# ScopeBench Interactive Quickstart Notebook

This notebook walks through installation, template selection, plan editing, API usage, and Python integration.


## 0) Environment setup
Run this once in a fresh environment.


In [None]:
# %pip install -U pip
# %pip install -e ".[dev]"
import sys
print(sys.version)


## 1) Run CLI quickstarts


In [None]:
import json, subprocess

def run_json(cmd: str):
    out = subprocess.check_output(cmd, shell=True, text=True)
    try:
        return json.loads(out)
    except json.JSONDecodeError:
        return {"raw": out}

quickstart = run_json("scopebench quickstart --json")
coding = run_json("scopebench coding-quickstart --json")
quickstart.get("decision"), coding.get("decision")


## 2) Template selection
Compare outcomes by changing `preset` values.


In [None]:
import tempfile, textwrap

plan_path = "examples/coding_small.patch.plan.yaml"

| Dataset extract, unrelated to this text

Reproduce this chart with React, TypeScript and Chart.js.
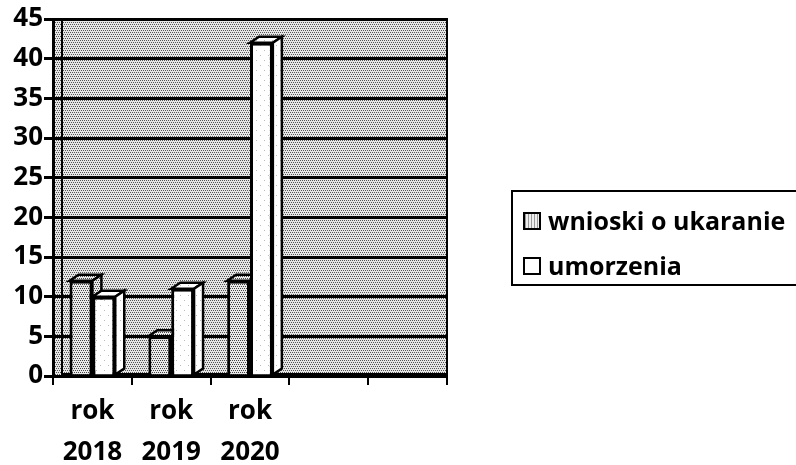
import React, { useEffect, useRef } from "react";
import { Chart, registerables } from "chart.js";

Chart.register(...registerables);

const categories: (string | string[])[] = [["rok", "2018"], ["rok", "2019"], ["rok", "2020"], "", ""];
const wnioski = [12, 5, 12, null, null];
const umorzenia = [10, 11, 42, null, null];
const yTicks = [0, 5, 10, 15, 20, 25, 30, 35, 40, 45];
const seriesNames = ["wnioski o ukaranie", "umorzenia"];

const FONT = "'Open Sans', 'DejaVu Sans', sans-serif";

function makePattern(bg: string, dot: string, pts: number[][], w: number, h: number): CanvasPattern | string {
  const c = document.createElement("canvas");
  c.width = w;
  c.height = h;
  const x = c.getContext("2d");
  if (!x) return bg;
  x.fillStyle = bg;
  x.fillRect(0, 0, w, h);
  x.fillStyle = dot;
  for (const [px, py] of pts) x.fillRect(px, py, 1, 1);
  const p = x.createPattern(c, "repeat");
  return p || bg;
}

export default function App() {
  const ref = useRef<HTMLCanvasElement>(null);
  useEffect(() => {
    if (!ref.current) return;
    const dense = [[0, 0], [2, 0], [4, 0], [1, 2], [3, 2], [5, 2]];
    const wallPat = makePattern("#e6e6e6", "#555", dense, 6, 4);
    const barPat = makePattern("#eaeaea", "#444", dense, 6, 4);
    const whitePat = makePattern("#ffffff", "#bbb", [[0, 0], [4, 5]], 8, 10);
    const DX = 9;
    const DY = 6;
    const wallPlugin = {
      id: "wall",
      beforeDraw(chart: any) {
        const { ctx, chartArea } = chart;
        ctx.save();
        ctx.fillStyle = wallPat;
        ctx.fillRect(chartArea.left, chartArea.top, chartArea.right - chartArea.left, chartArea.bottom - chartArea.top);
        ctx.strokeStyle = "#000";
        ctx.lineWidth = 2;
        ctx.strokeRect(chartArea.left + DX, chartArea.top, chartArea.right - chartArea.left - DX, chartArea.bottom - chartArea.top - 2);
        ctx.restore();
      },
      beforeDatasetsDraw(chart: any) {
        const { ctx } = chart;
        ctx.save();
        ctx.lineWidth = 2.5;
        ctx.strokeStyle = "#000";
        chart.data.datasets.forEach((ds: any, di: number) => {
          const meta = chart.getDatasetMeta(di);
          meta.data.forEach((bar: any, i: number) => {
            if (ds.data[i] == null) return;
            const { x, y, base, width } = bar.getProps(["x", "y", "base", "width"], true);
            const x1 = x - width / 2;
            const x2 = x + width / 2;
            ctx.fillStyle = ds.backgroundColor;
            ctx.beginPath();
            ctx.moveTo(x1, y);
            ctx.lineTo(x1 + DX, y - DY);
            ctx.lineTo(x2 + DX, y - DY);
            ctx.lineTo(x2, y);
            ctx.closePath();
            ctx.fill();
            ctx.stroke();
            ctx.beginPath();
            ctx.moveTo(x2, y);
            ctx.lineTo(x2 + DX, y - DY);
            ctx.lineTo(x2 + DX, base - DY);
            ctx.lineTo(x2, base);
            ctx.closePath();
            ctx.fill();
            ctx.stroke();
          });
        });
        ctx.restore();
      },
    };
    const chart = new Chart(ref.current, {
      type: "bar",
      data: {
        labels: categories,
        datasets: [
          {
            label: seriesNames[0],
            data: wnioski,
            backgroundColor: barPat as any,
            borderColor: "#000",
            borderWidth: 3,
            categoryPercentage: 0.58,
            barPercentage: 1,
          },
          {
            label: seriesNames[1],
            data: umorzenia,
            backgroundColor: whitePat as any,
            borderColor: "#000",
            borderWidth: 3,
            categoryPercentage: 0.58,
            barPercentage: 1,
          },
        ],
      },
      options: {
        animation: false,
        responsive: false,
        layout: { padding: { top: 19, right: 349, left: 0, bottom: 0 } },
        plugins: { legend: { display: false }, tooltip: { enabled: false } },
        scales: {
          x: {
            grid: { display: true, drawOnChartArea: false, drawTicks: true, tickLength: 9, color: "#000", lineWidth: 2, offset: true },
            border: { display: true, color: "#000", width: 3 },
            ticks: { color: "#000", font: { family: FONT, size: 26, weight: "bold", lineHeight: 1.58 }, padding: 6, maxRotation: 0, autoSkip: false },
            afterFit(s: any) { s.height = 89; },
          },
          y: {
            min: 0,
            max: 45,
            afterBuildTicks(s: any) { s.ticks = yTicks.map((v) => ({ value: v })); },
            grid: { color: "#000", lineWidth: 3, tickLength: 9 },
            border: { display: true, color: "#000", width: 3 },
            ticks: { color: "#000", font: { family: FONT, size: 26, weight: "bold" }, padding: 1 },
            afterFit(s: any) { s.width = 53; },
          },
        },
      },
      plugins: [wallPlugin],
    });
    return () => chart.destroy();
  }, []);

  const sw = (bg: string) => ({
    display: "inline-block",
    width: 14,
    height: 14,
    border: "2px solid #000",
    background: bg,
    marginRight: 7,
    verticalAlign: "middle",
    position: "relative" as const,
    top: -2,
  });

  return (
    <div style={{ position: "fixed", left: 0, top: 0, width: 796, height: 465, background: "#fff", overflow: "hidden" }}>
      <canvas ref={ref} width={796} height={465} style={{ position: "absolute", left: 0, top: 0 }} />
      <div
        style={{
          position: "absolute",
          left: 511,
          top: 190,
          width: 300,
          height: 96,
          border: "2px solid #000",
          fontFamily: FONT,
          fontWeight: "bold",
          fontSize: 25,
          color: "#000",
          paddingLeft: 10,
          paddingTop: 6,
          boxSizing: "border-box",
          whiteSpace: "nowrap",
        }}
      >
        <div style={{ height: 45, lineHeight: "45px" }}>
          <span style={sw("repeating-linear-gradient(90deg,#999 0 1px,#eee 1px 3px)")} />
          {seriesNames[0]}
        </div>
        <div style={{ height: 45, lineHeight: "45px" }}>
          <span style={sw("#fff")} />
          {seriesNames[1]}
        </div>
      </div>
    </div>
  );
}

def evaluate_with_preset(preset: str):
    contract = textwrap.dedent(f'''
    goal: "Fix flaky test"
    preset: {preset}
    ''').strip()
    with tempfile.NamedTemporaryFile("w", suffix=".yaml", delete=False) as f:
        f.write(contract)
        contract_path = f.name
    out = subprocess.check_output(
        f"scopebench run {contract_path} {plan_path} --json", shell=True, text=True
    )
    data = json.loads(out)
    return {"preset": preset, "decision": data.get("decision"), "scores": data.get("scores", {})}

[evaluate_with_preset(p) for p in ["personal", "team", "enterprise", "regulated"]]

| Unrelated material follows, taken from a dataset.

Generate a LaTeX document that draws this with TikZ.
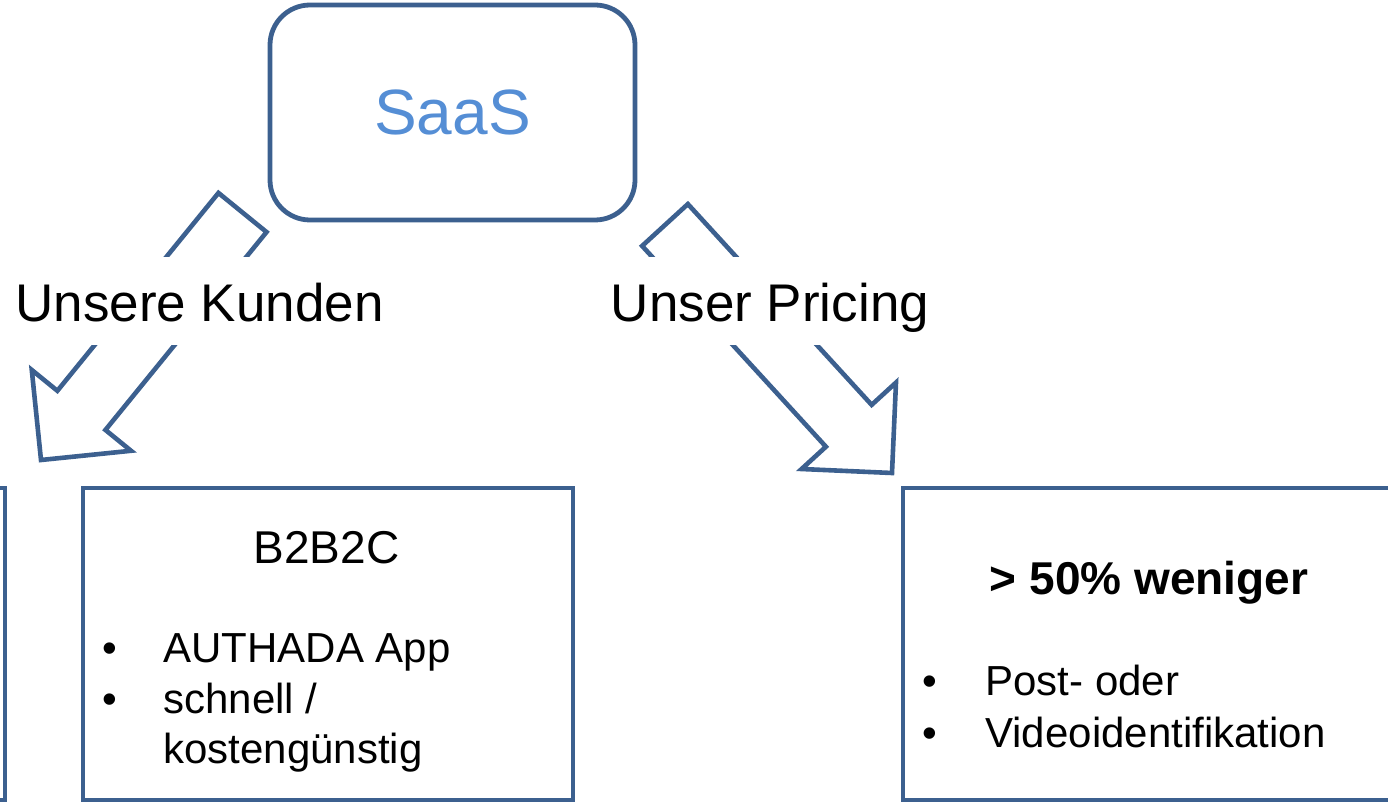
\documentclass[tikz,border=0pt]{standalone}
\usepackage{fontspec}
\setmainfont{Liberation Sans}
\usetikzlibrary{calc,%
                positioning}
\definecolor{rahmen}{RGB}{60,96,143}
\definecolor{saasblau}{RGB}{85,142,213}

\begin{document}
\begin{tikzpicture}[x=0.5pt,y=-0.5pt]
  \tikzset{kasten/.style = {draw=rahmen, line width=2.4pt, rectangle, inner sep=0pt}}
  \tikzset{blockpfeil/.style = {draw=rahmen, line width=2.3pt, line join=miter}}
  \tikzset{marke/.style = {fill=white, inner sep=0pt, anchor=base,
            text height=32.5pt, text depth=11.5pt, font=\fontsize{26.5}{30}\selectfont}}
  \tikzset{zeile/.style = {anchor=base west, inner sep=0pt, font=\fontsize{21}{25}\selectfont}}
  \tikzset{punkt/.style = {anchor=base, inner sep=0pt, font=\fontsize{21}{25}\selectfont}}
  \useasboundingbox (0,0) rectangle (1388,802);
  \clip (0,0) rectangle (1388,802);

  \node[kasten, rounded corners=20pt, minimum width=182.5pt, minimum height=107.5pt,
        text=saasblau, font=\fontsize{32}{36}\selectfont] (saas) at (452.5,112.5) {SaaS};

  % Kaesten unten
  \node[kasten, minimum width=245pt, minimum height=156pt] (privat) at (-240,644) {};
  \node[kasten, minimum width=245pt, minimum height=156pt] (b2b2c) at (328,644) {};
  \node[kasten, minimum width=246pt, minimum height=156pt] (preis) at (1149,644) {};

  % Pfeile
  \coordinate (kA) at (242.5,212.5);
  \coordinate (kB) at (41,460);
  \coordinate (kS) at ($(kB)!32pt!(kA)$);
  \draw[blockpfeil] ($(kA)!15.5pt!90:(kB)$) -- ($(kS)!15.5pt!-90:(kA)$)
    -- ($(kS)!32pt!-90:(kA)$) -- (kB) -- ($(kS)!32pt!90:(kA)$)
    -- ($(kS)!15.5pt!90:(kA)$) -- ($(kA)!15.5pt!-90:(kB)$) -- cycle;
  \coordinate (pA) at (665,225);
  \coordinate (pB) at (892,473);
  \coordinate (pS) at ($(pB)!32pt!(pA)$);
  \draw[blockpfeil] ($(pA)!15.5pt!90:(pB)$) -- ($(pS)!15.5pt!-90:(pA)$)
    -- ($(pS)!32pt!-90:(pA)$) -- (pB) -- ($(pS)!32pt!90:(pA)$)
    -- ($(pS)!15.5pt!90:(pA)$) -- ($(pA)!15.5pt!-90:(pB)$) -- cycle;

  \node[marke] (kunden) at (199.5,322) {Unsere Kunden};
  \node[marke] (pricing) at (770,322) {Unser Pricing};

  % Text B2B2C
  \node[anchor=base, inner sep=0pt, font=\fontsize{23}{27}\selectfont] (b2b2ctitel) at (326.5,563) {B2B2C};
  \node[punkt] (bp1) at (110,662) {\textbullet};
  \node[punkt] (bp2) at (110,713) {\textbullet};
  \node[zeile] (app) at (163,662) {AUTHADA App};
  \node[zeile] (schnell) at (163,713) {schnell /};
  \node[zeile] (kosten) at (163,763) {kostengünstig};

  % Text Pricing
  \node[anchor=base, inner sep=0pt, font=\fontsize{23}{27}\selectfont\bfseries] (weniger) at (1149,594) {> 50\% weniger};
  \node[punkt] (pp1) at (930,695) {\textbullet};
  \node[punkt] (pp2) at (930,747) {\textbullet};
  \node[zeile] (post) at (985,695) {Post- oder};
  \node[zeile] (video) at (985,747) {Videoidentifikation};
\end{tikzpicture}
\end{document}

## 3) Plan editing sandbox
Edit the plan text to make it more/less proportional and re-run.


In [None]:
import pathlib

plan_text = pathlib.Path("examples/phone_charge.plan.yaml").read_text()
print(plan_text[:600])


In [None]:
edited_plan = plan_text.replace("deploy", "prototype")  # example small scope reduction
tmp_plan = tempfile.NamedTemporaryFile("w", suffix=".yaml", delete=False)
_ = tmp_plan.write(edited_plan)
tmp_plan.close()

result = subprocess.check_output(
    f"scopebench run examples/phone_charge.contract.yaml {tmp_plan.name} --json",
    shell=True,
    text=True,
)
json.loads(result).get("decision")


## 4) API usage (`/evaluate`)
Make sure `scopebench serve --host 0.0.0.0 --port 8080` is running in another terminal first.


In [None]:
import requests

payload = {
    "contract": {"goal": "Fix failing unit test", "preset": "team"},
    "plan": {
        "task": "Fix failing unit test",
        "steps": [
            {"id": "1", "description": "Read failing test", "tool": "git_read"},
            {"id": "2", "description": "Apply minimal patch", "tool": "git_patch", "depends_on": ["1"]},
            {"id": "3", "description": "Run targeted test", "tool": "pytest", "depends_on": ["2"]}
        ]
    },
    "include_summary": True,
    "include_next_steps": True,
    "include_patch": True,
    "include_telemetry": True
}
resp = requests.post("http://localhost:8080/evaluate", json=payload, timeout=15)
resp.status_code, resp.json().get("decision"), resp.json().get("summary")


## 5) Integration in Python code


In [None]:
from scopebench.integrations.sdk import evaluate_plan

integration_result = evaluate_plan(
    contract={"goal": "Fix failing unit test", "preset": "team"},
    plan={
        "task": "Fix failing unit test",
        "steps": [
            {"id": "1", "description": "Read failing test", "tool": "git_read"},
            {"id": "2", "description": "Apply minimal patch", "tool": "git_patch", "depends_on": ["1"]},
            {"id": "3", "description": "Run targeted test", "tool": "pytest", "depends_on": ["2"]},
        ]
    },
    include_summary=True,
)
integration_result.get("decision"), integration_result.get("summary")


## 6) Suggested experiments
- Change presets and compare shifts from `ALLOW` to `ASK` or `DENY`.
- Add higher-impact tools to test cumulative scope.
- Compare direct SDK use vs. API mode in your own orchestrator.